(Molly Bruns, Headline USA) The Democrat legislators of Connecticut are working to reduce physical fitness requirements for female firefighters in attempts to make their firefighting forces more diverse.
The bill, if passed, would allow female firefighter trainees to skip the Candidate Physical Ability Test. The test is a timed examination, enabling candidates to demonstrate their physical aptitude for the strenuous work of firefighting, while wearing a 50-pound vest meant to simulate the gear firefighters carry.
According to Big League Politics, only 10-15% of women pass this test.
The new bill, co-authored by five state-level Democrats, would allow women to take a revised test that would ensure “additional female candidates” can take up positions as firefighters.
Many of Connecticut’s firefighters strongly objected to this bill.
“A citizen in need of rescue doesn’t care if a firefighter is white, black, Hispanic, male, or female,” said Frank Ricci, a retired firefighter who served as the president of the New Haven firefighters union. “They care that they can do the job. This attempt to socially engineer public safety positions will only serve to endanger the public”.
Gear that firefighters carry weighs at least 59 pounds, not including the weight of ladders, hoses, other firemen or victims. According to the Washington Free Beacon, many of the essential tools are not tailored for women, despite the fact that some protective gear now is.
Fire departments across the nation are facing mounting pressure to lower standards for both written and physical examinations, particularly to cater to women.
A lawsuit was levied against the Chicago Fire Department in 2011 over their physical testing, which is more strenuous than the standard Candidate Physical Ability Test used in most states.
The suit argued that the test discriminated against women due to their low passing rate.
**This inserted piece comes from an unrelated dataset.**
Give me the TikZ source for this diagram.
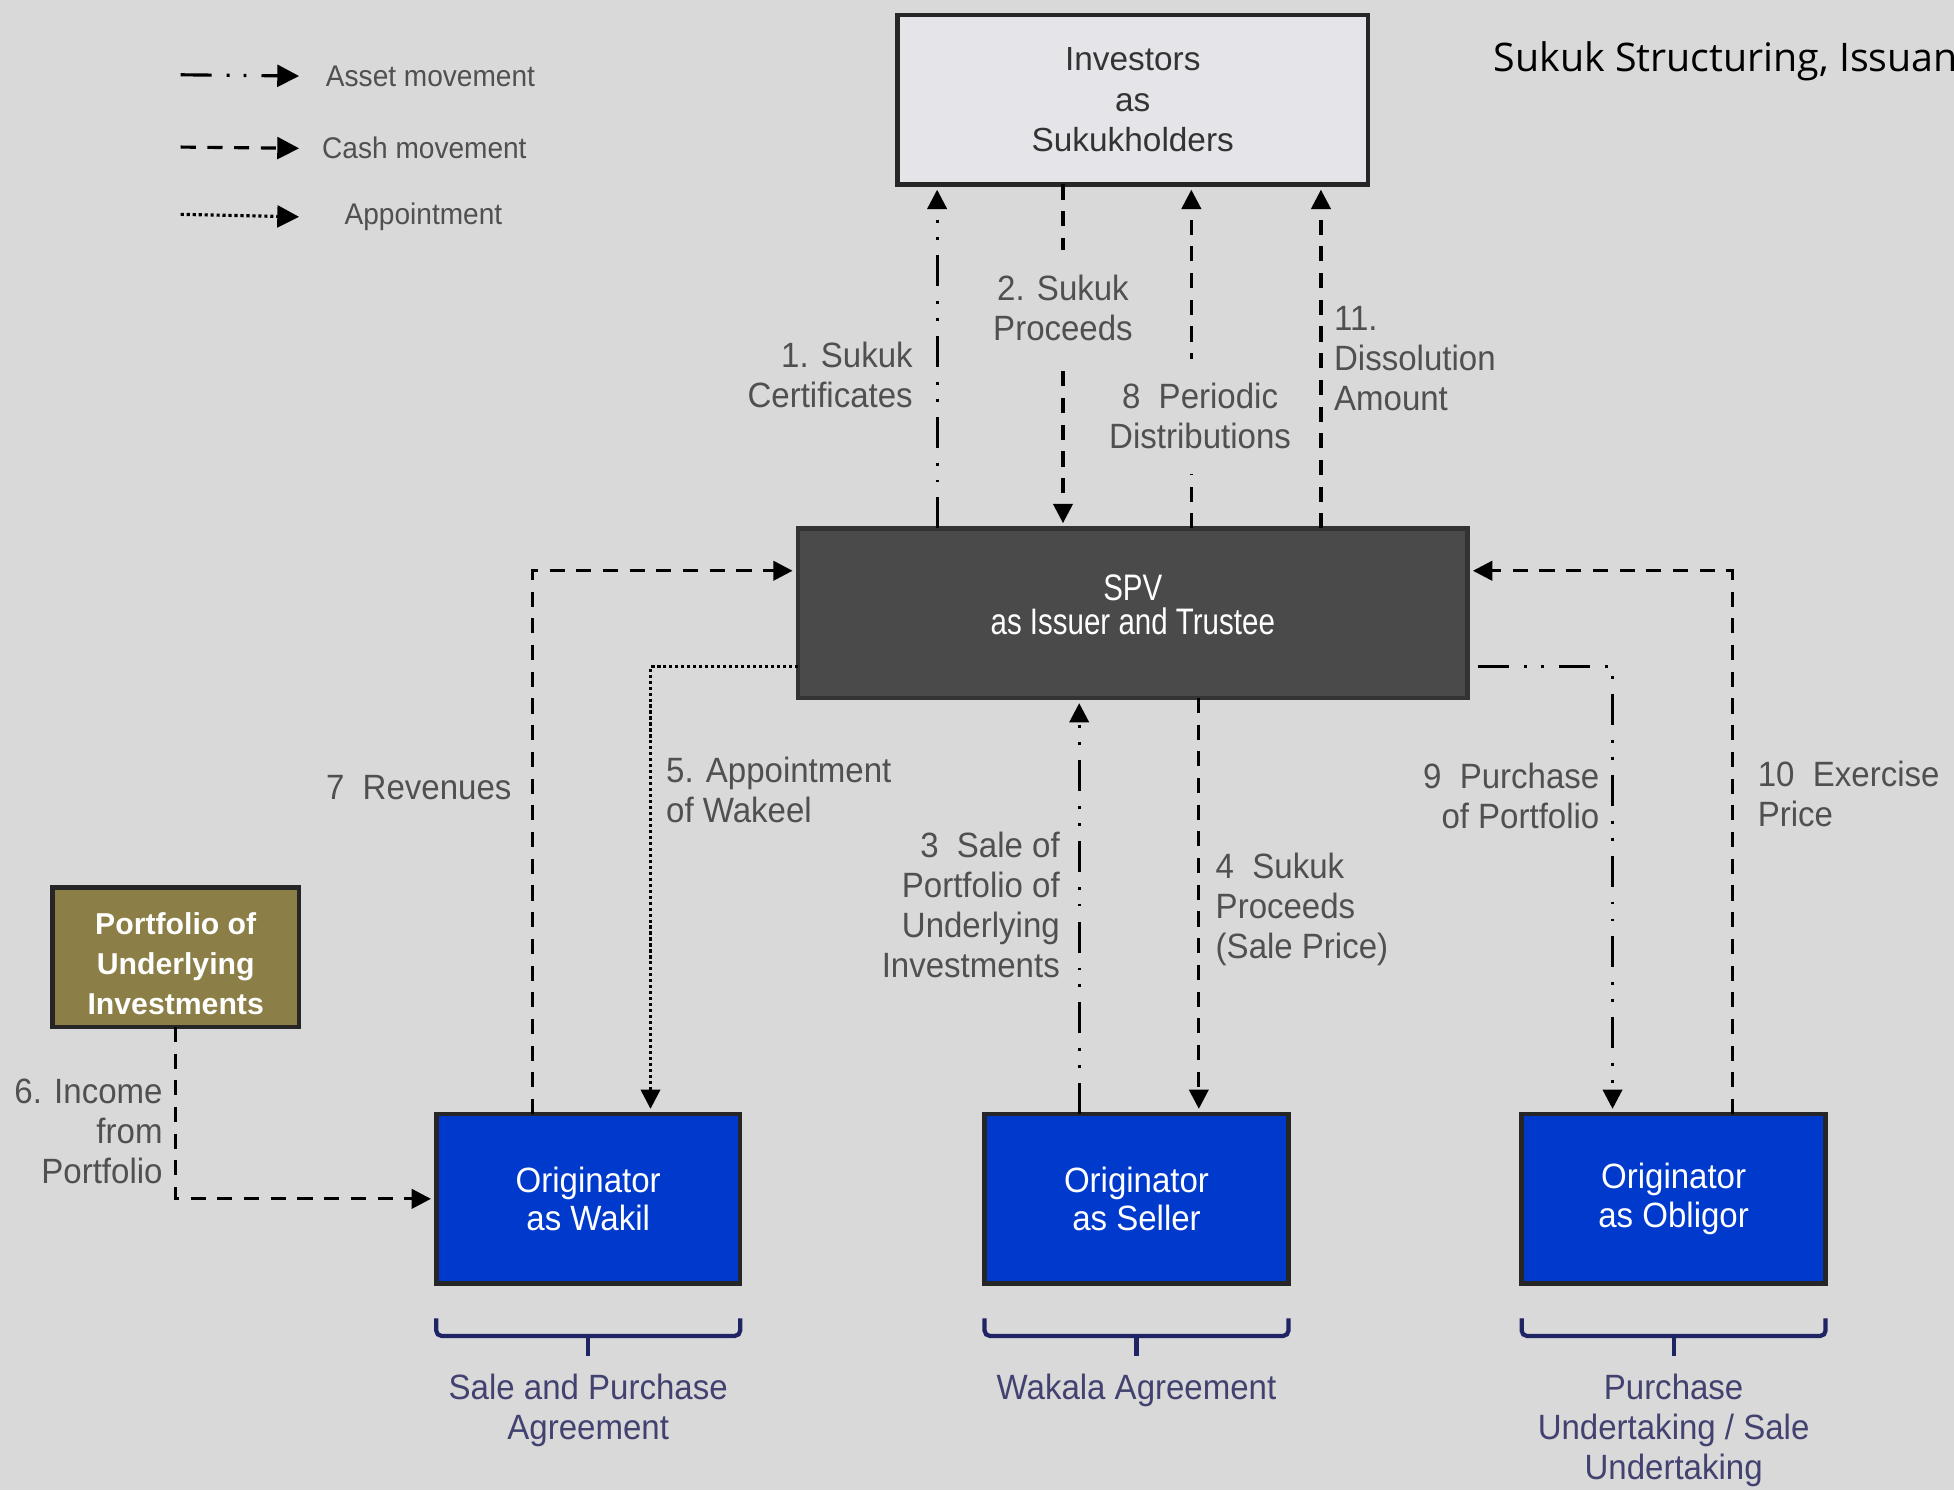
\documentclass[tikz,border=0pt]{standalone}
\usepackage{fontspec}
\setmainfont{Liberation Sans}
\newfontfamily\lblfont{Liberation Sans}[FakeStretch=0.94]
\newfontfamily\spvfont{Liberation Sans}[FakeStretch=0.8]
\newfontfamily\titlefont{Open Sans}
\usepackage{xcolor}
\usetikzlibrary{arrows.meta,positioning,calc}

\definecolor{bggray}{RGB}{217,217,217}
\definecolor{invfill}{RGB}{228,228,233}
\definecolor{spvfill}{RGB}{74,74,74}
\definecolor{portfill}{RGB}{139,126,70}
\definecolor{origblue}{RGB}{0,58,204}
\definecolor{txtgray}{RGB}{80,80,80}
\definecolor{bracenavy}{RGB}{30,36,100}
\definecolor{agreetxt}{RGB}{66,66,112}

\begin{document}
\begin{tikzpicture}[x=0.01246cm,y=-0.01246cm,
  box/.style={draw=black!85,line width=1.3pt,inner sep=0pt,outer sep=0pt,align=center},
  origbox/.style={box,fill=origblue,text=white,minimum width=3.04cm,minimum height=1.695cm,
    font=\lblfont\fontsize{10}{11}\selectfont},
  lbl/.style={text=txtgray,font=\lblfont\fontsize{10}{11.4}\selectfont,inner sep=0pt},
  onlbl/.style={lbl,fill=bggray,inner xsep=2pt,inner ysep=7pt,align=center},
  leg/.style={lbl,font=\lblfont\fontsize{8.5}{10}\selectfont,anchor=west},
  flow/.style={line width=0.9pt,-{Triangle[length=5.5pt,width=5.5pt]},shorten >=1.5pt},
  asset/.style={flow,dash pattern=on 8.8pt off 4.3pt on 0.8pt off 4pt on 0.8pt off 4.3pt},
  cash/.style={flow,dash pattern=on 4.3pt off 3.3pt},
  appoint/.style={flow,dash pattern=on 0.9pt off 0.8pt},
  legtip/.style={-{Triangle[length=6.2pt,width=6.2pt]},shorten >=0pt},
  bracket/.style={bracenavy,line width=1.2pt,rounded corners=1.5pt},
  agree/.style={text=agreetxt,font=\lblfont\fontsize{10}{11.4}\selectfont,align=center,anchor=north,inner sep=0pt}]

% background and page size
\fill[bggray] (0,0) rectangle (1568,1196);
\useasboundingbox (0,0) rectangle (1568,1196);

\node[font=\titlefont\fontsize{11.2}{13}\selectfont,anchor=base west,inner sep=0pt] (title) at (1198,57) {Sukuk Structuring, Issuan};

% legend
\node[leg] (lgasset) at (261,61) {Asset movement};
\node[leg] (lgcash) at (258,119) {Cash movement};
\node[leg] (lgappoint) at (276,174) {Appointment};
\coordinate (lgA) at (145,60);
\coordinate (lgC) at (145,118);
\coordinate (lgP) at (145,172);
\draw[asset,legtip] (lgA) -- (lgasset.west -| 240,0);
\draw[cash,legtip] (lgC) -- (lgcash.west -| 240,0);
\draw[appoint,legtip] (lgP) -- (lgappoint.west -| 240,0);

% parties
\node[box,fill=invfill,text=black!80,minimum width=4.71cm,minimum height=1.695cm,
  font=\fontsize{9.5}{11.4}\selectfont] (inv) at (909,80) {Investors\\as\\Sukukholders};
\node[box,fill=spvfill,draw=black!80,text=white,minimum width=6.7cm,minimum height=1.695cm,
  font=\spvfont\fontsize{10.5}{9.6}\selectfont] (spv) at (909,492) {SPV\\as Issuer and Trustee\rule[-5pt]{0pt}{0pt}};
\node[box,fill=portfill,text=white,minimum width=2.467cm,minimum height=1.396cm,
  font=\bfseries\fontsize{8.6}{11.4}\selectfont] (port) at (141,768) {\rule{0pt}{10pt}Portfolio of\\Underlying\\Investments};
\node[origbox] (wakil) at (472,962) {Originator\\as Wakil};
\node[origbox] (seller) at (912,962) {Originator\\as Seller};
\node[origbox] (obligor) at (1343,962) {Originator\\as Obligor};

% investors <-> spv
\draw[asset] (spv.north -| 752,0) -- (inv.south -| 752,0);
\draw[cash] (inv.south -| 853,0) -- (spv.north -| 853,0);
\draw[cash] (spv.north -| 956,0) -- (inv.south -| 956,0);
\draw[cash] (spv.north -| 1060,0) -- (inv.south -| 1060,0);
\node[lbl,align=right,anchor=east] (l1) at (733,301) {1. Sukuk\\Certificates};
\node[onlbl] (l2) at (853,247) {2. Sukuk\\Proceeds};
\node[onlbl] (l8) at (963,334) {8\ \ Periodic\\Distributions};
\node[lbl,align=left,anchor=west] (l11) at (1070,288) {11.\\Dissolution\\Amount};

% wakil side
\draw[cash] (wakil.north -| 427,0) |- (spv.west |- 0,458);
\draw[appoint] (spv.west |- 0,535) -| (wakil.north -| 522,0);
\draw[cash] (port.south) |- (wakil.west);
\node[lbl,anchor=east] (l7) at (411,632) {7\ \ Revenues};
\node[lbl,align=left,anchor=west] (l5) at (534,634) {5. Appointment\\of Wakeel};
\node[lbl,align=right,anchor=east] (l6) at (131,908) {6. Income\\from\\Portfolio};

% seller
\draw[asset] (seller.north -| 866,0) -- (spv.south -| 866,0);
\draw[cash] (spv.south -| 962,0) -- (seller.north -| 962,0);
\node[lbl,align=right,anchor=east] (l3) at (851,726) {3\ \ Sale of\\Portfolio of\\Underlying\\Investments};
\node[lbl,align=left,anchor=west] (l4) at (975,730) {4\ \ Sukuk\\Proceeds\\(Sale Price)};

% obligor
\draw[asset,shorten <=3pt] (spv.east |- 0,535) -| (obligor.north -| 1294,0);
\draw[cash] (obligor.north -| 1390,0) |- (spv.east |- 0,458);
\node[lbl,align=right,anchor=east] (l9) at (1284,639) {9\ \ Purchase\\of Portfolio};
\node[lbl,align=left,anchor=west] (l10) at (1410,637) {10\ \ Exercise\\Price};

% agreements
\foreach \n in {wakil,seller,obligor}{
  \draw[bracket] (\n.south west |- 0,1058) -- (\n.south west |- 0,1072) -- (\n.south east |- 0,1072) -- (\n.south east |- 0,1058);
  \draw[bracket] (\n.south |- 0,1072) -- (\n.south |- 0,1088);
}
\node[agree] (agsale) at (wakil.south |- 0,1102) {Sale and Purchase\\Agreement};
\node[agree] (agwakala) at (seller.south |- 0,1102) {Wakala Agreement};
\node[agree] (agpurch) at (obligor.south |- 0,1102) {Purchase\\Undertaking / Sale\\Undertaking};
\end{tikzpicture}
\end{document}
The department settled and offered jobs to the women who sued.
The Candidate Physical Ability Test, which both the International Association of Firefighters and the Equal Employment Opportunity Commission approved, has survived barrages of discrimination lawsuits.
“The idea of the test was to keep politics out of fire service hiring,” said Danny Stratton, a retired New Jersey fire captain. “Now they’re trying to add politics back in.”